### DATASET ENTRIES
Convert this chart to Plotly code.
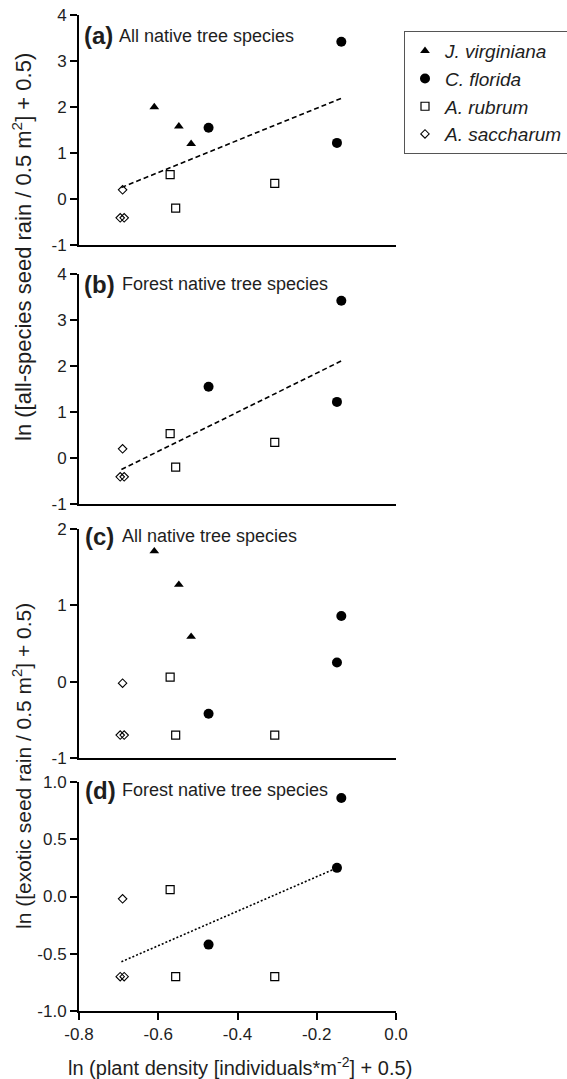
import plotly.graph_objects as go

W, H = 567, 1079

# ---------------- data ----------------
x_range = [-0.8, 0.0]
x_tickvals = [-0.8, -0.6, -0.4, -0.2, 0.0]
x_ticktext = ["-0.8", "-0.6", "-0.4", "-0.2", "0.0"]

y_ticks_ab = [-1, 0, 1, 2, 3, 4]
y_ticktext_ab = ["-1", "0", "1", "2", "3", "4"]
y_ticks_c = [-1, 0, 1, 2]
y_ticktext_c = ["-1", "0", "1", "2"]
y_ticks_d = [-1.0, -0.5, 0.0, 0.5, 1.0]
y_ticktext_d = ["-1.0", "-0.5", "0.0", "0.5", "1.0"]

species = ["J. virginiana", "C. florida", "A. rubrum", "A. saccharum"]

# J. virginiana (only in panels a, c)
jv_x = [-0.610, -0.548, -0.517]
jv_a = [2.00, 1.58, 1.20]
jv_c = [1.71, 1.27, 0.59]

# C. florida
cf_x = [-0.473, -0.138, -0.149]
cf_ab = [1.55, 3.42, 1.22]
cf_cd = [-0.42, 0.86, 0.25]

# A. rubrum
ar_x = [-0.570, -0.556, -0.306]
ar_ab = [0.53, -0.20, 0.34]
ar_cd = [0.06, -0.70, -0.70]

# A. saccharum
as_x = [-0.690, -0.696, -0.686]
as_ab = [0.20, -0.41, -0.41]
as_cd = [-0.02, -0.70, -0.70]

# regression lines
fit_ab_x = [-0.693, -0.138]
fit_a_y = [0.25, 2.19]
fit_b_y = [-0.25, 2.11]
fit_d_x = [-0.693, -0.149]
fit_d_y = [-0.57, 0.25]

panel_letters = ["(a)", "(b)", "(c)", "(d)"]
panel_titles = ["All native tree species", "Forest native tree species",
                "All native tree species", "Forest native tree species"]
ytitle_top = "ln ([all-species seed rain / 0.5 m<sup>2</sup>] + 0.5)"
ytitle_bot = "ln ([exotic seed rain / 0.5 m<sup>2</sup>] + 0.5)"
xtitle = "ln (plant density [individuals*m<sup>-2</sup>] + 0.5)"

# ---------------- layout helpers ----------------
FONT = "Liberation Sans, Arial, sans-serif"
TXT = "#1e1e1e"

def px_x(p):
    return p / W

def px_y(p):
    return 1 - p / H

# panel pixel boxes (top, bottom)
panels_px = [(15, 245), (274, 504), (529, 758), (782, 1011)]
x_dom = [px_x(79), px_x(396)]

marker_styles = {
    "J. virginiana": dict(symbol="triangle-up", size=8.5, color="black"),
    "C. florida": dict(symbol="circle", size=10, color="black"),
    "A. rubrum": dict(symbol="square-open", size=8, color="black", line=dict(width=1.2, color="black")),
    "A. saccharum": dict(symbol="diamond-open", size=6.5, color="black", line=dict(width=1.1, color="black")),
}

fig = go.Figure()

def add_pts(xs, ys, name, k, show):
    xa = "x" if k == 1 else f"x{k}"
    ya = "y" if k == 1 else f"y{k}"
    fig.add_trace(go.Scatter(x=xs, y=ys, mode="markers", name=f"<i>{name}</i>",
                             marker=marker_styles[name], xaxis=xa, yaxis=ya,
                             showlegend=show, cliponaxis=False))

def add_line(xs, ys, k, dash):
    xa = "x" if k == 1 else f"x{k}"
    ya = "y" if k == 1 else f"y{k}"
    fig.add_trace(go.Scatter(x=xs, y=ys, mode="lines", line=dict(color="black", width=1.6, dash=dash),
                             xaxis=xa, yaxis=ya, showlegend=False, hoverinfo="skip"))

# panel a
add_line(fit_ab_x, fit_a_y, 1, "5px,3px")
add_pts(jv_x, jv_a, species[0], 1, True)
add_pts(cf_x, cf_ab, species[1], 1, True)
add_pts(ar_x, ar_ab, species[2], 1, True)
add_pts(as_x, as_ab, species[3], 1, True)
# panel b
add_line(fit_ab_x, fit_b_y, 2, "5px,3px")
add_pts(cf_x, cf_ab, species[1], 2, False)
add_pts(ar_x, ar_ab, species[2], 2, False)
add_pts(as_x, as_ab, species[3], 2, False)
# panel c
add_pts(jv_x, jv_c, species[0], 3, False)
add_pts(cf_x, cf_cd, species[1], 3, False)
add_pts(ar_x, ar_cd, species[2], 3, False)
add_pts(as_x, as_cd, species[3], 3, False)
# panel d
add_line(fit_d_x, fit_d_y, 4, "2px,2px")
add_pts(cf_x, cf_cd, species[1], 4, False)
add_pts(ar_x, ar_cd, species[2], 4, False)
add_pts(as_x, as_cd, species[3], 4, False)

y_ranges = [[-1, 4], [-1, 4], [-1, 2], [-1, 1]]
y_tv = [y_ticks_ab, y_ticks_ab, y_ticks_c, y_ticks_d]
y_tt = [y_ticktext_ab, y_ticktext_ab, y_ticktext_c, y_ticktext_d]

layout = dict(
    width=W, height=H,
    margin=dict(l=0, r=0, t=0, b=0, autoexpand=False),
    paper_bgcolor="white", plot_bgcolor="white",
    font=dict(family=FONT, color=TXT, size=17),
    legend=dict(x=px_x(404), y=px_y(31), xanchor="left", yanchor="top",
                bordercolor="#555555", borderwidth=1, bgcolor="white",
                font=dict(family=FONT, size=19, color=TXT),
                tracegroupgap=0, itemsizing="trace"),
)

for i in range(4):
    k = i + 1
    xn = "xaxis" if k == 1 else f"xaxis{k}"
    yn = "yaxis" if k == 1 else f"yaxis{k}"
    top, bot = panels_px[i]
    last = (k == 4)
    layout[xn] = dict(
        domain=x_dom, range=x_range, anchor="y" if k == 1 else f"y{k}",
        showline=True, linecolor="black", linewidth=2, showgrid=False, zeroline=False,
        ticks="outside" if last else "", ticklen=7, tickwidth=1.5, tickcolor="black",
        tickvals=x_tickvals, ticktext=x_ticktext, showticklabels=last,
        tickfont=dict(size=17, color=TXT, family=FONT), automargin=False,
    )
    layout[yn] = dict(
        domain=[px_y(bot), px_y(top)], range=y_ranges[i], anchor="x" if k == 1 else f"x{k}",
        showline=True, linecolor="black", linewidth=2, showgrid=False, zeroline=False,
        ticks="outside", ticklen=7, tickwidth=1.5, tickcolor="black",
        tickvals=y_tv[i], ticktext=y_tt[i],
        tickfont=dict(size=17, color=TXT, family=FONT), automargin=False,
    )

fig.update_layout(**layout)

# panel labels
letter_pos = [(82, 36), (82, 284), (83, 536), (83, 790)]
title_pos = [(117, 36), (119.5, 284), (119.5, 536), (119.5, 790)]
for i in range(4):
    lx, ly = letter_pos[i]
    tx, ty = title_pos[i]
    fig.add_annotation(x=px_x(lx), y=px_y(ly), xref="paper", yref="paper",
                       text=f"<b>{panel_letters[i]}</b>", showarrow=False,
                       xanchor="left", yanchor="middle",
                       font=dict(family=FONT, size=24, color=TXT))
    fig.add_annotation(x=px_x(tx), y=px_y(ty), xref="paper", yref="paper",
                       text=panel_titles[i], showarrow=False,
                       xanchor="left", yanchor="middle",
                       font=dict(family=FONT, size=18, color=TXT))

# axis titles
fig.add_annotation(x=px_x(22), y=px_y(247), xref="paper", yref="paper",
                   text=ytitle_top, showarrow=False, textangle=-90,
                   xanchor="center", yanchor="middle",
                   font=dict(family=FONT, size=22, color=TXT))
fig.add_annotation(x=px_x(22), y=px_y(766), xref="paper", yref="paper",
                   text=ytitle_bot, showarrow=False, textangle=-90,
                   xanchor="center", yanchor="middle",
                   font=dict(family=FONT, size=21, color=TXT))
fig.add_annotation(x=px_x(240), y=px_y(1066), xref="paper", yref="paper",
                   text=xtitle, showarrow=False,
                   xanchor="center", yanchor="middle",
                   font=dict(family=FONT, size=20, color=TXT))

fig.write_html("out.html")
* * *
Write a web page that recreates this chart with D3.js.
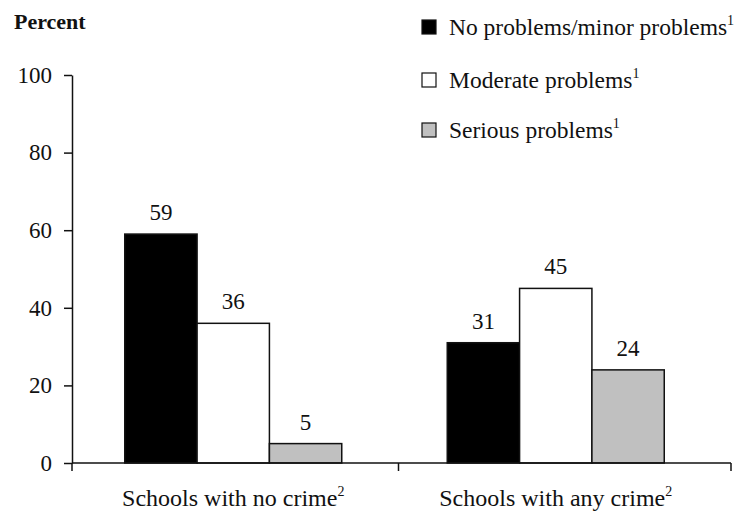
--
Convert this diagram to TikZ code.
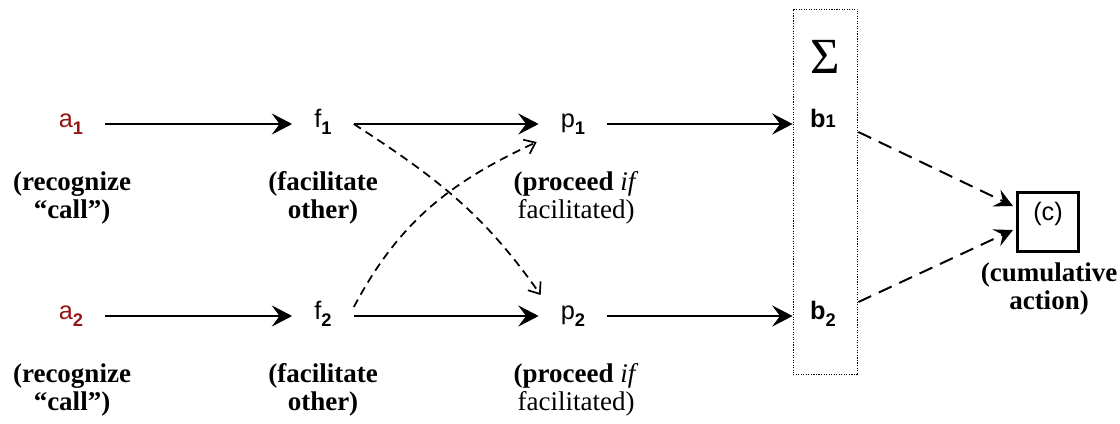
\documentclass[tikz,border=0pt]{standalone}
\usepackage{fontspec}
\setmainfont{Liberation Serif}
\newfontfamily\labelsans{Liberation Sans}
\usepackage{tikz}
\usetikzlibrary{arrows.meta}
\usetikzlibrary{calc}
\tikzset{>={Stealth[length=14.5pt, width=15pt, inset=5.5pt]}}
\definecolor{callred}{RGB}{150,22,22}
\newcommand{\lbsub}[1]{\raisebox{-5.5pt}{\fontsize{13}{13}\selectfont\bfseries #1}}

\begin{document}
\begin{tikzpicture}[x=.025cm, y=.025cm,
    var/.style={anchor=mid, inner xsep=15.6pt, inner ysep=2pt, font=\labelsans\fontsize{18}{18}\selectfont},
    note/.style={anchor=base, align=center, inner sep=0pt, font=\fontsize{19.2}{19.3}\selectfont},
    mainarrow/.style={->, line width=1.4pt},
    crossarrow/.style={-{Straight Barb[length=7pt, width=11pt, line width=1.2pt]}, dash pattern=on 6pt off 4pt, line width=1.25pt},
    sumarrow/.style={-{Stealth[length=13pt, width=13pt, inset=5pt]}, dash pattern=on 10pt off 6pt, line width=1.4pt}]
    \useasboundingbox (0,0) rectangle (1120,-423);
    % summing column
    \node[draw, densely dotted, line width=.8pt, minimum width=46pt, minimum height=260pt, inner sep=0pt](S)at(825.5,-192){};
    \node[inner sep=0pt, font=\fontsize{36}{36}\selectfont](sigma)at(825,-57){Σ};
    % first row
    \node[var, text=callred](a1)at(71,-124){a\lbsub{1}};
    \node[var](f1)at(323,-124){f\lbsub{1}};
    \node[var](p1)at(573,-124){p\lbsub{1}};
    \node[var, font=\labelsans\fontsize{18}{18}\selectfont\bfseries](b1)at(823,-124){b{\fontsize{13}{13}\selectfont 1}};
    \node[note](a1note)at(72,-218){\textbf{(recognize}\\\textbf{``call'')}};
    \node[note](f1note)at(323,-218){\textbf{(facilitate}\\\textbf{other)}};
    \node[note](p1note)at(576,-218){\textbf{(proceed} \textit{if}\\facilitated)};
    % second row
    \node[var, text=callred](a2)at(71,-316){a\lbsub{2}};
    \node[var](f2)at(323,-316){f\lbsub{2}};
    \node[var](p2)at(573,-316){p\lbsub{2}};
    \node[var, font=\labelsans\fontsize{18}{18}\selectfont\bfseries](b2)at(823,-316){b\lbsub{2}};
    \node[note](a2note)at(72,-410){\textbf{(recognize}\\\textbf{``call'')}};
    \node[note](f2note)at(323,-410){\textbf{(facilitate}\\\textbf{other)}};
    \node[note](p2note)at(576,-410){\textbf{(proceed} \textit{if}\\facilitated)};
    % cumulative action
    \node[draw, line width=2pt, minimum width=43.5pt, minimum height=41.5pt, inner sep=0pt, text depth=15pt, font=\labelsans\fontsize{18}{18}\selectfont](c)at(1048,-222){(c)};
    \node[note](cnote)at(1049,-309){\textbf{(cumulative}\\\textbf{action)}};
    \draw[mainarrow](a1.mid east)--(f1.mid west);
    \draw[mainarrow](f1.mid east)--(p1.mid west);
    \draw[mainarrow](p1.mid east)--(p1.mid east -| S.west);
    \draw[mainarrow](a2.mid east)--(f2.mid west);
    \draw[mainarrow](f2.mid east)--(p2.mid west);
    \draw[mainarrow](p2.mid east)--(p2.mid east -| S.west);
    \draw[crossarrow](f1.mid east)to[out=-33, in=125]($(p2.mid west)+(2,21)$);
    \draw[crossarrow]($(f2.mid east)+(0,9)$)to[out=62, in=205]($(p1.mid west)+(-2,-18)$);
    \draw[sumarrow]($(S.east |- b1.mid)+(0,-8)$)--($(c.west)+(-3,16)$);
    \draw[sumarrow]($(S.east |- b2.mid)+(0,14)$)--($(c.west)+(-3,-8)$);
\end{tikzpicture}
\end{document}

### STATED GOAL
Using the entries above, find all lines with "this". Copy them.

### THE COMPLETED TASK
Convert this chart to Plotly code.
Write a web page that recreates this chart with D3.js.
Convert this diagram to TikZ code.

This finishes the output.